White House Correspondents' Association President Olivier Knox issued a statement supporting CNN's legal move, saying the White House should not have taken away Acosta's credentials in the first place.

"Revoking access to the White House complex amounted to disproportionate reaction to the events of last Wednesday. We continue to urge the Administration to reverse course and fully reinstate CNN’s correspondent. The President of the United States should not be in the business of arbitrarily picking the men and women who cover him," Knox said.

The White House suspended press access for Acosta after he and Trump engaged in a heated exchange during a press conference on Wednesday, one day after the midterm elections.

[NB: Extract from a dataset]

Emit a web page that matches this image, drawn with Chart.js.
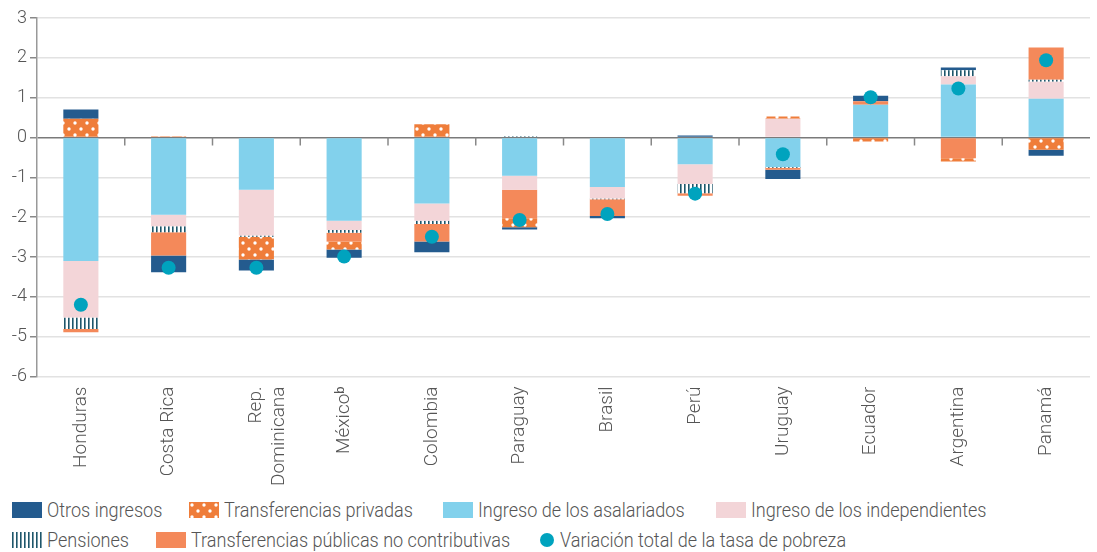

Acosta began by asking about a caravan of people from Central America the president spoke of frequently before the midterm election.

"Honestly, I think you should let me run the country, you run CNN, and if you did it well, your ratings would be much better," Trump told Acosta.

Acosta then asked the president a question about the Russia investigation. After a back-and-forth, the president responded: "That's enough." A White House intern attempted to take the microphone from Acosta, who kept a firm grip and, while gesticulating, his arm came into contact with the intern's arm, according to video of the exchange.

“Pardon me, ma’am,” Acosta told the intern during the encounter.

“I tell you what. CNN should be ashamed of itself, having you working for them,” Trump said at the news conference. “You are a rude, terrible person. You shouldn’t be working for CNN.”

When Acosta returned to the White House later that evening, the Secret Service barred him from entering and took his credentials.

In a statement, Sanders said Acosta was banned from the grounds because he placed "his hands on" a White House intern during the press conference in the East Wing earlier in the day.

"President Trump believes in a free press and expects and welcomes tough questions of him and his Administration," Sanders said. "We will, however, never tolerate a reporter placing his hands on a young woman just trying to do her job as a White House intern."

CNN quickly and plainly called Sanders' explanation a lie. "She provided fraudulent accusations and cited an incident that never happened," CNN said in a statement.

Many journalists came to Acosta's defense, calling the suspension of his credentials a "very bad sign" stemming from a fear of tough questioning, and tweeting photos of the exchange.